Table of Links
The media, filter bubbles and echo chambers
Network effects and Information Cascades
Discussion
We provide a theoretical framework for defining “knowledge collapse”, whereby dependence on generative AI such as large language models may lead to a reduction in the long-tails of knowledge. Our simulation study suggests that such harm can be mitigated to the extent that (a) we are aware of the of the possible value of niche, specialized and eccentric perspectives that may be neglected by AI-generated data and continue to seek them out, (b) AI-systems are not recursively interdependent, as occurs if they use other AI-generated content as inputs or suffer from other generational effects, and (c) AI-generated content is as representative as possible of the full distribution of knowledge.
Each of these suggest practical implications for how to manage AI adoption. First, while our work does not justify an outright ban, measures should be put in place to ensure safeguards against widespread or complete reliance on AI models. For every hundred people who read a one-paragraph summary of a book, there should be a human somewhere who takes the time to sit down and read it, in hopes that she can then provide feedback
on distortions or simplifications introduced elsewhere. One extension to the model would be to allow for generational change but endogenize the choice of public subsidies to protect ‘tail’ knowledge. This is arguably what is done by governments that support academic and artistic endeavors that would otherwise have been underprovided by the private market. Protecting the diversity of information means also paying attention to the effect of AI adoption on the revenue streams of journalists that produce and not merely transmit information (e.g. Cage´, 2016).
Secondly, there is an obvious need to avoid building recursively dependent AI systems (e.g. where one LLM or agent provides answers based on another AI-generated summary, etc.) and thereby playing an LLM-mediated game of ‘telephone’. At a minimum, this requires a concerted effort to distinguish human- from AI-generated data. Preserving access to ‘unmediated’ texts, such as through a well-conceived retrieval augmented generation approach, can preserve the long-tails of knowledge (Delile et al., 2024), as may generating multiple results and re-ranking (Li et al., 2023).
Finally, while much recent attention has been on the problem of LLMs misleadingly presenting fiction as fact (hallucination), this may be less of an issue than the problem of representativeness across a distribution of possible responses. Hallucination of verifiable, concrete facts is often easy to correct for. Yet many real world questions do not have well-defined, verifiably true and false answers. If a user asks, for example, “What causes inflation?” and a LLM answers “monetary policy”, the problem isn’t one of hallucination, but of the failure to reflect the full-distribution of possible answers to the question, or at least provide an overview of the main schools of economic thought.

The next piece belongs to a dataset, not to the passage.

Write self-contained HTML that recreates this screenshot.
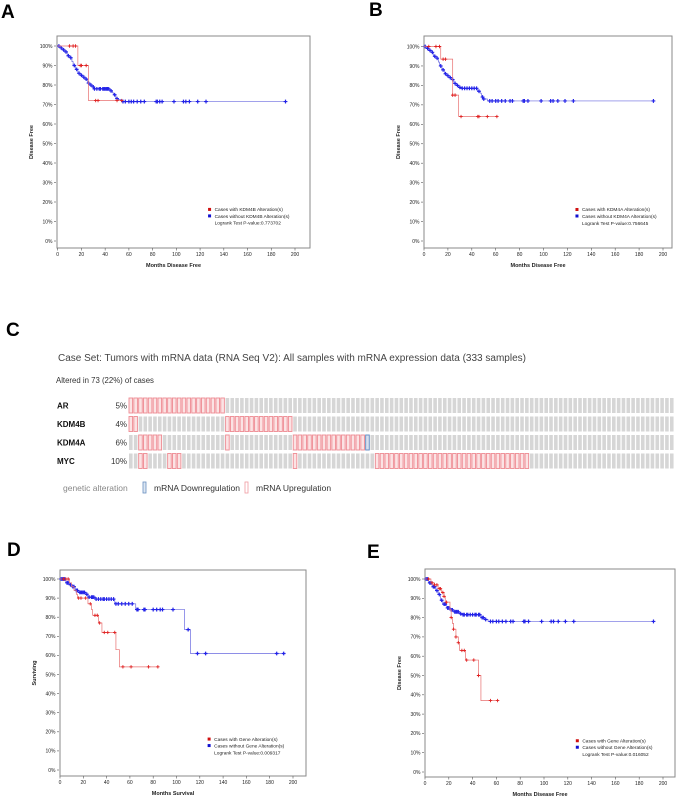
<!DOCTYPE html>
<html><head><meta charset="utf-8"><style>
html,body{margin:0;padding:0;background:#fff}
svg{display:block}
text{font-family:"Liberation Sans",sans-serif}
</style></head><body>
<svg id="fig" width="680" height="801" viewBox="0 0 680 801" xmlns="http://www.w3.org/2000/svg">
<text x="1" y="18" font-size="19" font-weight="bold">A</text>
<text x="369" y="16" font-size="19" font-weight="bold">B</text>
<text x="6" y="336" font-size="19" font-weight="bold">C</text>
<text x="7" y="556" font-size="19" font-weight="bold">D</text>
<text x="367" y="558" font-size="19" font-weight="bold">E</text>
<g id="oncoprint">
<text x="58" y="361" font-size="10" fill="#444">Case Set: Tumors with mRNA data (RNA Seq V2): All samples with mRNA expression data (333 samples)</text>
<text x="56" y="383" font-size="7.8" fill="#333">Altered in 73 (22%) of cases</text>
<text x="63" y="491" font-size="8.5" fill="#888">genetic alteration</text>
<rect x="143" y="482" width="3" height="11" fill="#dde6f2" stroke="#6a90c0" stroke-width="0.8"/>
<text x="154" y="491" font-size="8.5" fill="#333">mRNA Downregulation</text>
<rect x="245" y="482" width="3" height="11" fill="#fff" stroke="#f09aa0" stroke-width="0.8"/>
<text x="256" y="491" font-size="8.5" fill="#333">mRNA Upregulation</text>
</g>
</svg>
<script>
const NS="http://www.w3.org/2000/svg";
const svg=document.getElementById('fig');
function mk(tag,attrs,parent){const e=document.createElementNS(NS,tag);for(const k in attrs)e.setAttribute(k,attrs[k]);(parent||svg).appendChild(e);return e;}

// ---------- Oncoprint data ----------
const genes=["AR","KDM4B","KDM4A","MYC"];
const genePct=["5%","4%","6%","10%"];
const sampleCount=113;
const upAR=[0,19];
const upKDM4B=[[0,1],[20,33]];
const upKDM4A=[[2,6],[20,20],[34,48]];
const downKDM4A=[[49,49]];
const upMYC=[[2,3],[8,10],[34,34],[51,82]];
const upRanges=[[upAR],upKDM4B,upKDM4A,upMYC];
const downRanges=[[],[],downKDM4A,[]];

(function(){
  const g=document.getElementById('oncoprint');
  const x0=129,pitch=4.83,bw=3.6,rowTop=[398,416.5,435,453.5],bh=15;
  function inR(r,i){return r.some(a=>i>=a[0]&&i<=a[1]);}
  genes.forEach((gn,r)=>{
    const t=mk('text',{x:57,y:rowTop[r]+10.5,'font-size':8,'font-weight':'bold',fill:'#111'},g);t.textContent=gn;
    
    
    const p=mk('text',{x:127,y:rowTop[r]+10.5,'font-size':8,fill:'#333','text-anchor':'end'},g);p.textContent=genePct[r];
    
    
    for(let i=0;i<sampleCount;i++){
      const up=inR(upRanges[r],i),dn=inR(downRanges[r],i);
      const a={x:x0+i*pitch,y:rowTop[r],width:bw,height:bh,fill:'#d6d6d6'};
      if(up){a.fill='#fbe3e4';a.stroke='#ee8a92';a['stroke-width']=0.9;}
      if(dn){a.fill='#d6e0ee';a.stroke='#5d86bf';a['stroke-width']=0.9;}
      const c=mk('rect',a,g);
      
      
    }
  });
})();

// ---------- KM data ----------
const aRedT=[0,17,26,55];const aRedS=[100,90,72,72];
const aRedC=[10,13,15,19,20,24,32,34,50,54];
const aBlueT=[0,2,4,6,8,10,12,13,15,17,19,21,23,25,27,29,31,33,44,46,47,49,51,54,192];
const aBlueS=[100,99,98,97,95,94,92,90,88,86,85,84,83,81,80,79,78,78,77,76,75,73,72.5,71.5,71.5];
const aBlueC=[1,3,5,7,9,11,14,16,18,20,22,24,26,28,30,31,33,35,36,38,39,40,41,42,43,45,48,50,55,57,60,62,64,67,70,73,83,84,86,88,98,106,108,111,118,125,192];
const bRedT=[0,14,24,29,61];const bRedS=[100,93.5,75,64,64];
const bRedC=[4,10,13,16,18,24,26,31,45,46,53,61];
const bBlueT=[0,2,4,6,8,10,12,13,15,17,19,21,23,25,27,29,31,33,45,47,48,50,53,192];
const bBlueS=[100,99,98,97,95,94,92,90,88,86,85,84,83,81,80,79,78.5,78.5,77,76,74,73,72,72];
const bBlueC=[1,3,5,7,9,11,14,16,18,20,22,24,26,28,30,32,34,36,38,40,42,44,46,49,50,55,57,60,62,65,68,72,74,83,84,87,98,106,108,112,118,125,192];
const dRedT=[0,8,10,12,14,15,24,27,28,33,36,48,51,85];const dRedS=[100,98,96,94,92,90,87,84,81,77,72,63,54,54];
const dRedC=[3,5,7,16,18,22,26,30,32,34,38,41,47,54,61,76,84];
const dBlueT=[0,5,8,10,13,16,22,24,30,47,65,107,112,192];const dBlueS=[100,98,97,96,94,93,92,90.5,89.5,87,84,73.5,61,61];
const dBlueC=[1,2,3,4,6,7,9,11,12,14,15,17,18,19,20,21,23,25,27,28,29,31,33,35,37,38,40,42,44,46,48,50,53,56,59,62,66,67,72,73,80,83,86,88,97,110,118,125,186,192];
const eRedT=[0,5,8,11,14,16,17,21,22,23,24,26,28,29,34,45,47,61];
const eRedS=[100,98,97,95,93,91,88,84,80,77,74,70,67,63,58,50,37,37];
const eRedC=[3,6,8,10,12,13,15,16,18,22,24,26,28,31,33,35,41,45,55,61];
const eBlueT=[0,3,6,9,11,13,15,18,21,24,29,31,47,50,53,192];
const eBlueS=[100,98,96,94,92,89,87,85,84,83,82,81.5,80,79,78,78];
const eBlueC=[1,2,4,5,7,8,10,12,14,16,17,19,20,22,23,25,26,27,28,30,32,33,35,36,38,40,42,43,45,46,48,49,51,55,57,60,62,65,68,72,74,83,84,87,98,106,108,112,118,125,192];

const yTicks=[0,10,20,30,40,50,60,70,80,90,100];
const xTicks=[0,20,40,60,80,100,120,140,160,180,200];

function km(cfg){
  const {id,box,x0,x200,y100,y0,ytitle,xtitle,leg,p}=cfg;
  const g=mk('g',{});
  
  
  const X=v=>x0+(x200-x0)*v/200, Y=v=>y0+(y100-y0)*v/100;
  const b=mk('rect',{x:box[0],y:box[1],width:box[2]-box[0],height:box[3]-box[1],fill:'none',stroke:'#8a8a8a','stroke-width':1},g);
  
  
  yTicks.forEach(v=>{
    const l=mk('line',{x1:box[0]-3,x2:box[0]-1,y1:Y(v),y2:Y(v),stroke:'#555','stroke-width':0.6},g);
    
    
    const t=mk('text',{x:box[0]-4.5,y:Y(v)+1.8,'font-size':5,'text-anchor':'end',fill:'#222'},g);t.textContent=v+'%';
    
    
  });
  xTicks.forEach(v=>{
    const l=mk('line',{x1:X(v),x2:X(v),y1:box[3],y2:box[3]+2.5,stroke:'#555','stroke-width':0.6},g);
    
    
    const t=mk('text',{x:X(v),y:box[3]+8,'font-size':5,'text-anchor':'middle',fill:'#222'},g);t.textContent=v;
    
    
  });
  const cy=(box[1]+box[3])/2, tx=box[0]-24;
  const yt=mk('text',{x:tx,y:cy,'font-size':5.5,'font-weight':'bold','text-anchor':'middle',transform:`rotate(-90 ${tx} ${cy})`,fill:'#222'},g);yt.textContent=ytitle;
  
  
  const xt=mk('text',{x:(box[0]+box[2])/2-10,y:box[3]+19,'font-size':5.5,'font-weight':'bold','text-anchor':'middle',fill:'#222'},g);xt.textContent=xtitle;
  
  
  function series(T,S,C,col,lineCol,name,sz,sw){
    let d='M'+X(T[0])+','+Y(S[0]);
    for(let i=1;i<T.length;i++){d+=' H'+X(T[i])+' V'+Y(S[i]);}
    const pth=mk('path',{d,fill:'none',stroke:lineCol,'stroke-width':0.7},g);
    
    
    const at=t=>{let s=S[0];for(let i=0;i<T.length;i++){if(T[i]<=t)s=S[i];}return s;};
    C.forEach(t=>{
      const cx=X(t),yy=Y(at(t));
      const m=mk('path',{d:`M${cx-sz},${yy}H${cx+sz}M${cx},${yy-sz}V${yy+sz}`,stroke:col,'stroke-width':sw},g);
      
      
    });
  }
  series(p.bt,p.bs,p.bc,'#2222e8','#6a6ae0','altered-without',1.9,1.2);
  series(p.rt,p.rs,p.rc,'#e02020','#e87070','altered-with',1.7,0.9);
  const lx=X(128),ly=Y(16.2);
  const r1=mk('rect',{x:lx-1.5,y:ly-1.5,width:3,height:3,fill:'#d01010'},g);
  
  
  const r2=mk('rect',{x:lx-1.5,y:ly+5,width:3,height:3,fill:'#1010d0'},g);
  
  
  [leg[0],leg[1],leg[2]].forEach((s,i)=>{
    const t=mk('text',{x:lx+5,y:ly+1.7+i*6.8,'font-size':4.8,fill:'#222'},g);t.textContent=s;
    
    
  });
}
km({id:'a',box:[57,36,310,248],x0:57.7,x200:295,y100:46,y0:241,ytitle:'Disease Free',xtitle:'Months Disease Free',
  leg:['Cases with KDM4B Alteration(s)','Cases without KDM4B Alteration(s)','Logrank Test P-value:0.773702'],
  p:{rt:aRedT,rs:aRedS,rc:aRedC,bt:aBlueT,bs:aBlueS,bc:aBlueC}});
km({id:'b',box:[424,36,672,248],x0:424,x200:663,y100:46.5,y0:241,ytitle:'Disease Free',xtitle:'Months Disease Free',
  leg:['Cases with KDM4A Alteration(s)','Cases without KDM4A Alteration(s)','Logrank Test P-value:0.756645'],
  p:{rt:bRedT,rs:bRedS,rc:bRedC,bt:bBlueT,bs:bBlueS,bc:bBlueC}});
km({id:'d',box:[60,570,306,776],x0:60,x200:293,y100:579,y0:770,ytitle:'Surviving',xtitle:'Months Survival',
  leg:['Cases with Gene Alteration(s)','Cases without Gene Alteration(s)','Logrank Test P-value:0.009317'],
  p:{rt:dRedT,rs:dRedS,rc:dRedC,bt:dBlueT,bs:dBlueS,bc:dBlueC}});
km({id:'e',box:[425,569,675,777],x0:425,x200:663,y100:579,y0:772,ytitle:'Disease Free',xtitle:'Months Disease Free',
  leg:['Cases with Gene Alteration(s)','Cases without Gene Alteration(s)','Logrank Test P-value:0.016052'],
  p:{rt:eRedT,rs:eRedS,rc:eRedC,bt:eBlueT,bs:eBlueS,bc:eBlueC}});
</script>
</body></html>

This could be considered in the setup of frameworks for reinforcement learning from human feedback and related approaches to shaping model outputs, since humans may by default prefer simple, monolithic answers over those that represent the diversity of perspectives. Particular care should also be given in the context of the use of AI in education, to ensure students consider not only the veracity of AI-generated answers but also their variance, representativeness, and biases, that is, to what extent they represent the full distribution of possible answers to a question.
The scaling laws (Kaplan et al., 2020; Hoffmann et al., 2022) demonstrate the advantage of training LLMs on the maximum amount of (quality) data. A valuable empirical question is therefore whether this leads to increasing or decreasing diversity within the training data (and the raises the related problem of the lack of transparency in the data used to train models). There are many diverse texts that could be included to expand the corpus, but practically, the approach of market-focused participants may be to focus on seeking texts with the lowest marginal cost (conditional on quality). This might exacerbate a reliance on texts that are not representative of the general public, such as if social media texts are easy to collect but not representative of the perspective of people who don’t have access to social media or selfselect out of them. Or, optimistically, companies with a global audience might be incentivized to seek out “low and very-low resource languages” (e.g. Gemini Team et al., 2023) and perhaps even the viewpoints and cultural perspectives of diverse users. Consideration should be given to ensuring and encouraging such diverse inputs as well as to monitoring of the diversity of outputs.